Outside the cloud-cuckoo-land in which the preponderance of those in the Economical insider group seem to have been dwelling since at least December 2010, in the here and now of Canadian federal politics, legislation and regulation, there are some relevant facts and informed speculation most readers are unlikely to have come across involving the development of a demutualization regime to which the Economical insider group is so anxious to gain access.
For example: take note of the detail in the federal government's recent omnibus budget bill C-31 into which the Harper government again dumped a variety of things having nothing to do with the government of Canada's annual budget. Specifically: consider the actual wording in the amendments to Canada's Insurance Companies Act which empower the federal government to create regulations necessary for the demutualization of any federally regulated property & casualty insurance company.
It is obvious that the group within Economical wanting demutualization (i.e., the board of directors, the senior management and the 'voting' policyholders) are expecting that these regulations will appear in draft form for public comment before the end of this year. I am not so sure.

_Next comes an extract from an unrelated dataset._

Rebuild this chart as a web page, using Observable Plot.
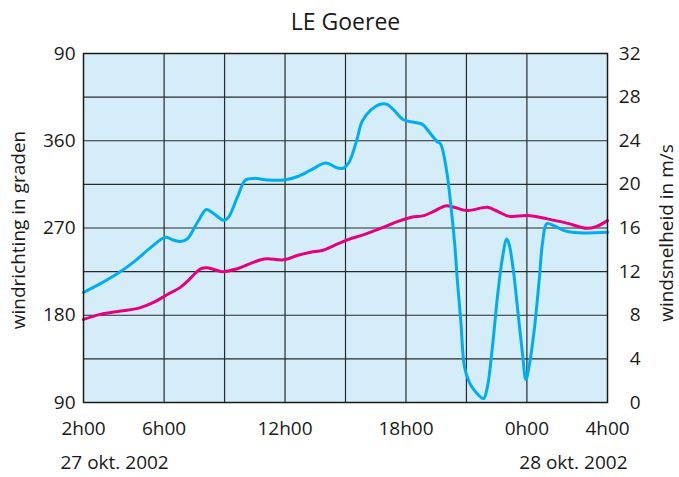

For one thing the departure from the federal cabinet of the politically seasoned Finance Minister Jim Flaherty introduces some uncertainty. He was in no hurry to act on this file, one forced on the government in Dec. 2010 by the Economical's unexpected proposal to demutualize.

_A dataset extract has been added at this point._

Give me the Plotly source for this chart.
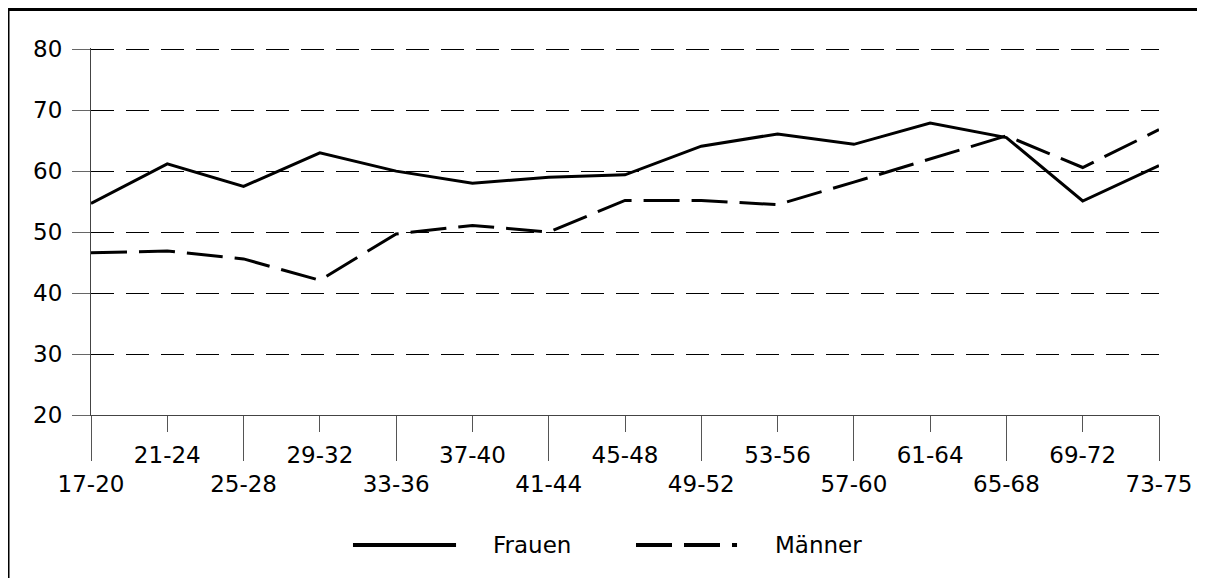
import plotly.graph_objects as go

# Age groups along the x axis
age_groups = ["17-20", "21-24", "25-28", "29-32", "33-36", "37-40", "41-44", "45-48",
              "49-52", "53-56", "57-60", "61-64", "65-68", "69-72", "73-75"]

# Values
frauen = [54.7, 61.2, 57.5, 63.0, 60.0, 58.0, 59.0, 59.4,
          64.1, 66.1, 64.4, 67.9, 65.5, 55.1, 60.9]
maenner = [46.6, 46.9, 45.6, 42.1, 49.7, 51.1, 50.0, 55.2,
           55.2, 54.5, 58.2, 62.0, 65.8, 60.6, 66.8]

y_ticks = [20, 30, 40, 50, 60, 70, 80]

FONT = "DejaVu Sans"
SIZE = 23
LINE_DASH = "36px,12px"

xpos = list(range(len(age_groups)))

fig = go.Figure()

fig.add_trace(go.Scatter(
    x=xpos, y=frauen, name="Frauen", mode="lines",
    line=dict(color="black", width=3),
    showlegend=False
))
# Männer sits on the overlay axis so that axis (upper label row) gets drawn
fig.add_trace(go.Scatter(
    x=xpos, y=maenner, name="Männer", mode="lines",
    line=dict(color="black", width=3, dash=LINE_DASH),
    xaxis="x2",
    showlegend=False
))

# lower row of labels + long ticks on the main axis, upper row + short ticks on the overlay
lower_idx = xpos[0::2]
upper_idx = xpos[1::2]

# page body adds 8px on every side, keep the figure inside the window
fig.update_layout(
    width=1189,
    height=570,
    margin=dict(l=83, r=38, t=40, b=163),
    paper_bgcolor="white",
    plot_bgcolor="white",
    font=dict(family=FONT, size=SIZE, color="black"),
    showlegend=False,
    xaxis=dict(
        range=[0, 14],
        tickmode="array",
        tickvals=lower_idx,
        ticktext=[age_groups[i] for i in lower_idx],
        ticks="outside",
        ticklen=45,
        tickwidth=1,
        tickcolor="#555",
        ticklabelstandoff=3,
        showline=True,
        linecolor="#444",
        linewidth=1,
        showgrid=False,
        zeroline=False,
        automargin=False,
    ),
    xaxis2=dict(
        overlaying="x",
        anchor="y",
        side="bottom",
        range=[0, 14],
        tickmode="array",
        tickvals=upper_idx,
        ticktext=[age_groups[i] for i in upper_idx],
        ticks="outside",
        ticklen=16,
        tickwidth=1,
        tickcolor="#555",
        ticklabelstandoff=3,
        showline=False,
        showgrid=False,
        zeroline=False,
        automargin=False,
    ),
    yaxis=dict(
        range=[20, 80.2],
        tickmode="array",
        tickvals=y_ticks,
        ticks="outside",
        ticklen=18,
        tickwidth=1,
        tickcolor="#666",
        ticklabelstandoff=5,
        showline=True,
        linecolor="#444",
        linewidth=1,
        showgrid=True,
        gridcolor="black",
        gridwidth=1,
        griddash="23px,12px",
        zeroline=False,
        automargin=False,
    ),
)

# outer frame: only the top and left edges are inside the picture
frame = dict(color="black", width=3)
fig.add_shape(type="line", xref="paper", yref="paper",
              x0=-0.0777, x1=1.2, y0=1.105, y1=1.105, line=frame)
fig.add_shape(type="line", xref="paper", yref="paper",
              x0=-0.0777, x1=-0.0777, y0=1.105, y1=-0.6, line=frame)

# hand-drawn legend, the built-in one has too short line samples
leg_y = -0.354
fig.add_shape(type="line", xref="paper", yref="paper",
              x0=0.2453, x1=0.3418, y0=leg_y, y1=leg_y,
              line=dict(color="black", width=4))
fig.add_shape(type="line", xref="paper", yref="paper",
              x0=0.5103, x1=0.6049, y0=leg_y, y1=leg_y,
              line=dict(color="black", width=4, dash=LINE_DASH))
fig.add_annotation(text="Frauen", xref="paper", yref="paper",
                   x=0.3745, y=leg_y, xanchor="left", yanchor="middle",
                   showarrow=False, font=dict(family=FONT, size=SIZE))
fig.add_annotation(text="Männer", xref="paper", yref="paper",
                   x=0.6386, y=leg_y, xanchor="left", yanchor="middle",
                   showarrow=False, font=dict(family=FONT, size=SIZE))

fig.write_html("out.html")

Flaherty's replacement Joe Oliver, while perhaps less inclined than Flaherty to look askance at an attempt by the few to arrogate to themselves what equity indicates should be shared among the many, may well realize that the political math (943 votes vs 1 million+ votes) is something deserving of caution and extended consideration.

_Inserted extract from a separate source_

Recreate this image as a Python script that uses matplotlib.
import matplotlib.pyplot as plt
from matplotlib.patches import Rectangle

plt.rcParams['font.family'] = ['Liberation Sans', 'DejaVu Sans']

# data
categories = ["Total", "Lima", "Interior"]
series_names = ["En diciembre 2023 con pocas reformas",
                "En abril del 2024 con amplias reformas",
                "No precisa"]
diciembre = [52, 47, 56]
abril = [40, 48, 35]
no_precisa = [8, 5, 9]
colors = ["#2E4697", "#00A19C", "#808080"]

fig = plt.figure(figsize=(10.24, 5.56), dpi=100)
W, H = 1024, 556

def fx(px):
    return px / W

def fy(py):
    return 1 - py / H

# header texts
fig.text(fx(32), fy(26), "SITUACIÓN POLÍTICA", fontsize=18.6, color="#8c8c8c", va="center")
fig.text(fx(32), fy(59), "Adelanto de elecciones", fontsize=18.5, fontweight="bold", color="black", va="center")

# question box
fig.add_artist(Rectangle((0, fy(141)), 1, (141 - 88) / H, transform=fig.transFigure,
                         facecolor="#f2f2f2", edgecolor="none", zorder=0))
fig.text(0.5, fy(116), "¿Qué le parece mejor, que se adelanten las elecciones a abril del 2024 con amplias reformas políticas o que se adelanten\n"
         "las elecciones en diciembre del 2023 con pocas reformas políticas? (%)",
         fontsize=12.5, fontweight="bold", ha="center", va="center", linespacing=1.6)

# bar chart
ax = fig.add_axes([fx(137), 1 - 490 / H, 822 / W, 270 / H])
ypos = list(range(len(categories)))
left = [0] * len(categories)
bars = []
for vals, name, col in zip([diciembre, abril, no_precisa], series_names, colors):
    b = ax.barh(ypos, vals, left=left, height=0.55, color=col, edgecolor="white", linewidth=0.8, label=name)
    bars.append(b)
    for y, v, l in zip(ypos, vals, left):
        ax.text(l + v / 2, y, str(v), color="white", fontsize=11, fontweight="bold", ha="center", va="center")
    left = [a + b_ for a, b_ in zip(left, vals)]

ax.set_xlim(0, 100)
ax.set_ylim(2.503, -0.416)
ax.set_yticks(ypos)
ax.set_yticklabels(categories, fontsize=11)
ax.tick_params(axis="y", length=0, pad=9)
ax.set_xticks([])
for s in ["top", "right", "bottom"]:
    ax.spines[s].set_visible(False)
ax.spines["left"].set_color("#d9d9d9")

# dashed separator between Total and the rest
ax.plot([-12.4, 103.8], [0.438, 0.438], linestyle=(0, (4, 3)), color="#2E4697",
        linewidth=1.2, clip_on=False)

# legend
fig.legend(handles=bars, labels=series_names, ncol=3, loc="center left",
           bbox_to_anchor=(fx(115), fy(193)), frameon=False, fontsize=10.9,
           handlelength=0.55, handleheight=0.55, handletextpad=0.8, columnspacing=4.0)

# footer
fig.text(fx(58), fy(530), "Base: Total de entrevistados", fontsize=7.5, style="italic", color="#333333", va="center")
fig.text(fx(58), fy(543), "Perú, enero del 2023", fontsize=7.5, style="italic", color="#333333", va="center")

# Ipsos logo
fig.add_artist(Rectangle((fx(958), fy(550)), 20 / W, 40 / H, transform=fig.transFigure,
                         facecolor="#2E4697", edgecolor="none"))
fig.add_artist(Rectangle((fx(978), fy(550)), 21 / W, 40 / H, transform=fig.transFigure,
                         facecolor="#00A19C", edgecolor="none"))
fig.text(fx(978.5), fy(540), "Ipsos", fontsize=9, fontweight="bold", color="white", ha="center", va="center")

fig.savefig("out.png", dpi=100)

There are also some potential new complications which could interfere with the smooth sailing and speedy passage of the good ship PC Demutualization, a voyage so ardently desired for so long by the Economical Insurance bunch.
I wonder, for example, about the fact that in bill C-31 the federal government not only gave itself the power to make regulations for a demutualization process for P & C companies, it also gave itself the power to create regulations that "may provide for court intervention in the process, including the circumstances in which the court is to be seized of any matter in relation to that process, and may govern the court's powers and procedures in that regard" (Section 211 of C-31).
Might the federal government be going to delegate to the courts a role in the job of sorting out what is equitable vis-a-vis the demutualization of a P & C insurance company?
OR, might the government be going to try to restrict the courts' jurisdiction and limit court powers vis-a-vis P & C company demutualization?
If the first, then it would inter alia seem likely to open P & C demutualization to endless litigation while -- if the second -- it would absolutely beg for, indeed virtually guarantee a challenge ending before the Supreme Court of Canada, one likely to be successful.
Finally, what if anything might the eventual federal regulations governing P & C insurance company demutualization have to embrace or restrict if they were to anticipate and address the potential for even more egregious financial double dipping by (to use the immediate example) Economical's 943 'voting policyholders'? This is not merely a theoretical question.
This issue could require regulatory consideration in this context if, having received some "preferred" share of Economical's equity on a demutalization, the insider group then decide to sell the now shareholder-controlled company (or control of it) to a buyer, thus realizing a second financial windfall for themselves? Might the feds decide to draft P & C regulations that would anticipate this possibility?
This is not an idle question. The regulatory powers with which the federal government endowed itself allow the feds to create regulations about "the ownership of shares" in a P & C company that is converted to a stock company.